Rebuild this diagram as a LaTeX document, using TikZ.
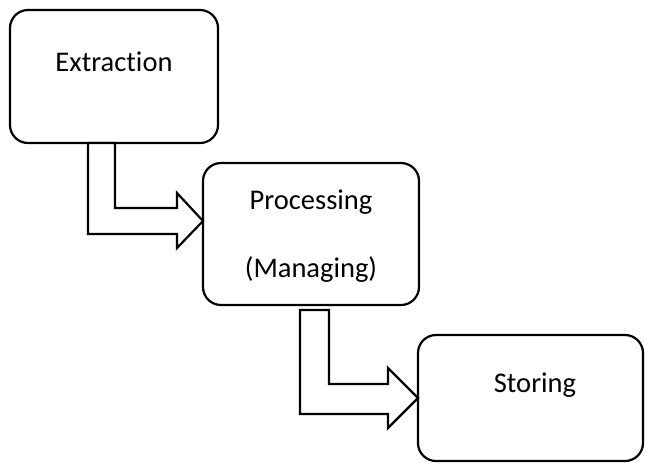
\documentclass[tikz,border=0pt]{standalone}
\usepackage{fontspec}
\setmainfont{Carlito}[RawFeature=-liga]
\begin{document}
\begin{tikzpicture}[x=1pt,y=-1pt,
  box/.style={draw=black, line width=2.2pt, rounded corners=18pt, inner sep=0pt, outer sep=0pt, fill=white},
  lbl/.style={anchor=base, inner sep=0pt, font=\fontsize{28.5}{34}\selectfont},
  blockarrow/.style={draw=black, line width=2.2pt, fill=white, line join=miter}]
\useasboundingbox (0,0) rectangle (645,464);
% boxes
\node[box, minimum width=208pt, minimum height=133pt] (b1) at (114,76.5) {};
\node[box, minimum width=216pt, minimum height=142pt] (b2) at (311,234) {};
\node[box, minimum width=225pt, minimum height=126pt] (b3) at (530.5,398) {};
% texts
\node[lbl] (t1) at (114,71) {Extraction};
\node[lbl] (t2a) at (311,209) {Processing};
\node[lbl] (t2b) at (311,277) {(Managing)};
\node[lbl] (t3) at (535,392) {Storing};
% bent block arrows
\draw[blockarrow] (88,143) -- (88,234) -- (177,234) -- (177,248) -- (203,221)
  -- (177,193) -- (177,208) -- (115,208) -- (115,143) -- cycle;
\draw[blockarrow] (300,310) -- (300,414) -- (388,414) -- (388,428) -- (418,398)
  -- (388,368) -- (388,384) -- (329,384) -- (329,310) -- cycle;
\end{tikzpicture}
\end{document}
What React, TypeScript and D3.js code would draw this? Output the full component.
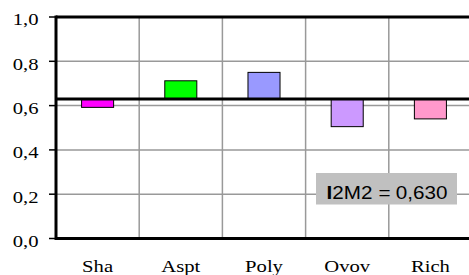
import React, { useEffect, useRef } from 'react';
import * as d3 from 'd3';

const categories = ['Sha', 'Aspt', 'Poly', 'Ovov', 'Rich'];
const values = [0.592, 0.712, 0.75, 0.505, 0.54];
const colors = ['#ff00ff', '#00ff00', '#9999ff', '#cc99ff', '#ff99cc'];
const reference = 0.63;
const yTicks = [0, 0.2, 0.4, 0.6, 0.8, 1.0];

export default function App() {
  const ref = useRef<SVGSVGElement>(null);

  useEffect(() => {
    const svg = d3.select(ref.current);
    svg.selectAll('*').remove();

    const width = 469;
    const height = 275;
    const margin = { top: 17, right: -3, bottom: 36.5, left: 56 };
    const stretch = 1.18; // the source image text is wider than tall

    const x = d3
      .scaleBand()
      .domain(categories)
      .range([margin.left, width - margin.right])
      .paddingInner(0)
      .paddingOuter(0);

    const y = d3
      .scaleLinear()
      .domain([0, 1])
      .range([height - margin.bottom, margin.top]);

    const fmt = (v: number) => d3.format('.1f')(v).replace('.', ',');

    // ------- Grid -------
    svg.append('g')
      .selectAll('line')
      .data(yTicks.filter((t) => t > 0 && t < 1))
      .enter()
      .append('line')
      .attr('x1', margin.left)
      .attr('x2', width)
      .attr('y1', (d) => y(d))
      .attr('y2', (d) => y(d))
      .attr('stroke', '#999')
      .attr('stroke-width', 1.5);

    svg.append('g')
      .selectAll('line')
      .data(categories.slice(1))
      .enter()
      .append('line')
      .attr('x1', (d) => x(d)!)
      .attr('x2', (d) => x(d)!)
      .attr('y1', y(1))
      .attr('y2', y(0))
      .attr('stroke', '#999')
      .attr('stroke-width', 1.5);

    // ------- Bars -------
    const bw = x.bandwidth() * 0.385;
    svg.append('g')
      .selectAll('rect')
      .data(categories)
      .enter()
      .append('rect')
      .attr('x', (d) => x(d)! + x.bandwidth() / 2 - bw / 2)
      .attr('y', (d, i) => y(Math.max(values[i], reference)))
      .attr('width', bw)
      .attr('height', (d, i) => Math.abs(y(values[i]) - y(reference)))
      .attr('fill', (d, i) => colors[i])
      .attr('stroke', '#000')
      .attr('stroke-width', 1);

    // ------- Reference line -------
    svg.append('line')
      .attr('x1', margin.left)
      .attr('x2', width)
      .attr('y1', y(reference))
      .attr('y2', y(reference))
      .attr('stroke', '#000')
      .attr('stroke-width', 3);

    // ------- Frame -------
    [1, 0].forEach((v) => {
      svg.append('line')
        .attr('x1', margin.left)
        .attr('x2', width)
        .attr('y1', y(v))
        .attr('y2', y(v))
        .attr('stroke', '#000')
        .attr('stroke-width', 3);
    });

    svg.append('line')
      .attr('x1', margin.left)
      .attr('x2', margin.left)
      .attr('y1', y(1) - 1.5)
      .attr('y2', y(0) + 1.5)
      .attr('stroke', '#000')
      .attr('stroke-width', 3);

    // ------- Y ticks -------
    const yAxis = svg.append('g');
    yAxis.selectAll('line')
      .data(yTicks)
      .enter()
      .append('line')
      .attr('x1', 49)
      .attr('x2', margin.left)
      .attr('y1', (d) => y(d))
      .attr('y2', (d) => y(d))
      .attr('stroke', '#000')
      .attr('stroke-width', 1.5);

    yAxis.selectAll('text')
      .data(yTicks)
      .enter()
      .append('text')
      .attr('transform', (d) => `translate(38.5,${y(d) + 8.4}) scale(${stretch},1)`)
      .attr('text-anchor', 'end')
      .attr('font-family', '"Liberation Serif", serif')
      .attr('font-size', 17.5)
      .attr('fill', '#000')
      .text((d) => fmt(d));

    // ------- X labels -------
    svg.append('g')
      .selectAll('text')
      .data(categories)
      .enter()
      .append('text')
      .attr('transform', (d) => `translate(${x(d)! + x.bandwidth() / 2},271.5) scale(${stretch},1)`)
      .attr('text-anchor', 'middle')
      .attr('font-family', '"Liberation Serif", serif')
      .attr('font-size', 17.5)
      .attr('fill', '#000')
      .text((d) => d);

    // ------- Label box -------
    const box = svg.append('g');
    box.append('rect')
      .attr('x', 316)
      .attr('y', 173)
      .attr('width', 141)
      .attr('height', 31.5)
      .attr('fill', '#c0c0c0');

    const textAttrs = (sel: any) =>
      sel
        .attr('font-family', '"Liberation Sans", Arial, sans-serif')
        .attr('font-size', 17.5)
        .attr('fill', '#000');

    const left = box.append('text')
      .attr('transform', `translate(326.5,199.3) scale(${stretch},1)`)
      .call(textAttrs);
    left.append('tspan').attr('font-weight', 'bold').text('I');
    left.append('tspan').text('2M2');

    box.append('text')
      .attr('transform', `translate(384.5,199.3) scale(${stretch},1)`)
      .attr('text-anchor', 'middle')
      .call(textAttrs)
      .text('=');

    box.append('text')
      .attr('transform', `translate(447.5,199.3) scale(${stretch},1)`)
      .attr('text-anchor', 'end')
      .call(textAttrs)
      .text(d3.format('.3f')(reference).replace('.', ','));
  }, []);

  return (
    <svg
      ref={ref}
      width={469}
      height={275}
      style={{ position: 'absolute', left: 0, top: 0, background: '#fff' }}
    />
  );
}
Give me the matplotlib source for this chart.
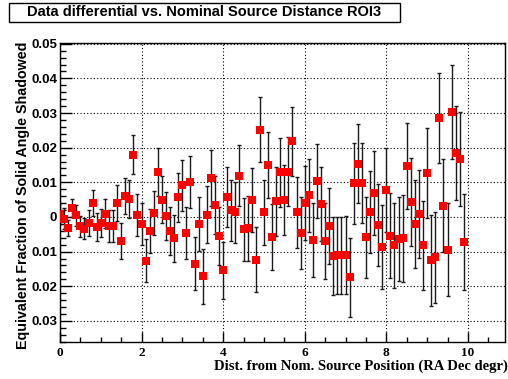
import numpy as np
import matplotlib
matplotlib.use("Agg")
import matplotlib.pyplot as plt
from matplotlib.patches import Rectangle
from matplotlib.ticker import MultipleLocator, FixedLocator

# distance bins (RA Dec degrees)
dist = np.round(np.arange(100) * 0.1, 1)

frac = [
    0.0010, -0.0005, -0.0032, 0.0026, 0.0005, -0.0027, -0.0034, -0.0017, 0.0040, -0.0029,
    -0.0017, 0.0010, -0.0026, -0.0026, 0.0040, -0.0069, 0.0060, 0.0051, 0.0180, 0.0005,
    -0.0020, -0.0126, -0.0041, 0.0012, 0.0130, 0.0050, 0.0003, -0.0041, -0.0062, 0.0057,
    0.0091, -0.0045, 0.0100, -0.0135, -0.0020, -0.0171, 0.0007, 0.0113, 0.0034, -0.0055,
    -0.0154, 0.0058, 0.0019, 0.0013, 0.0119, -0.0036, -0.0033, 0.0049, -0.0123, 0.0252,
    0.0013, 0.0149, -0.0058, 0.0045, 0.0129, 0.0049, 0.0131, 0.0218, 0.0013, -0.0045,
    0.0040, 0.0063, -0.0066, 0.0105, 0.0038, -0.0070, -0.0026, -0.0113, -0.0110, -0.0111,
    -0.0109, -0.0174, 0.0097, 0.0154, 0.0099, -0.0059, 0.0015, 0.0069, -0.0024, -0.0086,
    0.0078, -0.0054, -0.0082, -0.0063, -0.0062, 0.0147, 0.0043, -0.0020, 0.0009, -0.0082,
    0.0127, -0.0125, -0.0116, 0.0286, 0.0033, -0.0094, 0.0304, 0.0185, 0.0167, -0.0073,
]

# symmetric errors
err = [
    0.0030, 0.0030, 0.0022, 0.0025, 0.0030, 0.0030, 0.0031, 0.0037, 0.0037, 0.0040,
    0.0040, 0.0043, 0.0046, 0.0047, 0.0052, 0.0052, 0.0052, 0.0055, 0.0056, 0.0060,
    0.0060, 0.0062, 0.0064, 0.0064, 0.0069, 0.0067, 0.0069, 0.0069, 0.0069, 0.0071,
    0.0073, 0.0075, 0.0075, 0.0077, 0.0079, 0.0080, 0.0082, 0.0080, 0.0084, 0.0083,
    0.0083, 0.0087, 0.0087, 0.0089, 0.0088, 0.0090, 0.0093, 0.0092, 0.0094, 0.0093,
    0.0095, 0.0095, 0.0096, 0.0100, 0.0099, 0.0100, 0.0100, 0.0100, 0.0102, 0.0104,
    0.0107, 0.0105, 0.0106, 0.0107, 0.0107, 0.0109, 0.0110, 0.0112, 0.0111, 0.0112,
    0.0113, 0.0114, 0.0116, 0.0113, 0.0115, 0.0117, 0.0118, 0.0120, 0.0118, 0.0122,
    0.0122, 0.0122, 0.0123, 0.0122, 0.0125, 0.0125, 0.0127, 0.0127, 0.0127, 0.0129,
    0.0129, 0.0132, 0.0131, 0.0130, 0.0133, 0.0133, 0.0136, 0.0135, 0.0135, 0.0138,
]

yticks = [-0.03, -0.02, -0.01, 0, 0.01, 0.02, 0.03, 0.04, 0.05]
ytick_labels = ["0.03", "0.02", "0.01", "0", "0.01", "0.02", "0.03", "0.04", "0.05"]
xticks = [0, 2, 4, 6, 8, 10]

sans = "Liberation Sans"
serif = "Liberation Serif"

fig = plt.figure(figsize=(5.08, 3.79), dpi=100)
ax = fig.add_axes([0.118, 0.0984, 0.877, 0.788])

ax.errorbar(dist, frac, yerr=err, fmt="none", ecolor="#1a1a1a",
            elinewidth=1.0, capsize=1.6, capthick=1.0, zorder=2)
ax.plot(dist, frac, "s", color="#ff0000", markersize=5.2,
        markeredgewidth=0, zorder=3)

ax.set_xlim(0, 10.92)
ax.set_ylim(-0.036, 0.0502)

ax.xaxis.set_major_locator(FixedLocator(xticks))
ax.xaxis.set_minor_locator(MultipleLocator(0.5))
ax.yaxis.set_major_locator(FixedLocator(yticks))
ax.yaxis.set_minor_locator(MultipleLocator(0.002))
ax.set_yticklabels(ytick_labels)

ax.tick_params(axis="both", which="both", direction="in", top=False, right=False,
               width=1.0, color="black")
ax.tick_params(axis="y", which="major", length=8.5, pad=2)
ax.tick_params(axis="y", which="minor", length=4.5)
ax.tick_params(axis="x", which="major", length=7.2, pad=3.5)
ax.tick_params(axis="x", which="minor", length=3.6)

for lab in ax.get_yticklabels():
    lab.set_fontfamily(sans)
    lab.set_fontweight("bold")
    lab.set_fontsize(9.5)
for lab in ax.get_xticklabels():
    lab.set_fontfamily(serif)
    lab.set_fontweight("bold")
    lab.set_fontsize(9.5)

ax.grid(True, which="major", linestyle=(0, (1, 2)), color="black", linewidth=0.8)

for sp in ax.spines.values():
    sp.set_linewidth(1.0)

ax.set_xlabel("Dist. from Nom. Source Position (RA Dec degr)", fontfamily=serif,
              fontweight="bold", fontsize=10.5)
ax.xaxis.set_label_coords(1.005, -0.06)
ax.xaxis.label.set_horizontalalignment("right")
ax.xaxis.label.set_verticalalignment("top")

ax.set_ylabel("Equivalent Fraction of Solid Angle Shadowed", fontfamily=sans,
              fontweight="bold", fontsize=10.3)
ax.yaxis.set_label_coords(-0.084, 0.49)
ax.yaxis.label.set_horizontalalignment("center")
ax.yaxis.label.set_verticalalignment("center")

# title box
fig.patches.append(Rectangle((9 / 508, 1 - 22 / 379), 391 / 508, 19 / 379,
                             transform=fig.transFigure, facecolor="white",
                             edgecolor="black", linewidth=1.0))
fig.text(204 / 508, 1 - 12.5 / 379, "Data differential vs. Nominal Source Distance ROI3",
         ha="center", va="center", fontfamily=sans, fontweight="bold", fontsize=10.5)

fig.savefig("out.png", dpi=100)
__________
Aim
Go through the listing above and locate each line that holds the word "matplotlib". Copy those lines.

Exercise output
Give me the matplotlib source for this chart.
import matplotlib
matplotlib.use("Agg")
import matplotlib.pyplot as plt
from matplotlib.patches import Rectangle
from matplotlib.ticker import MultipleLocator, FixedLocator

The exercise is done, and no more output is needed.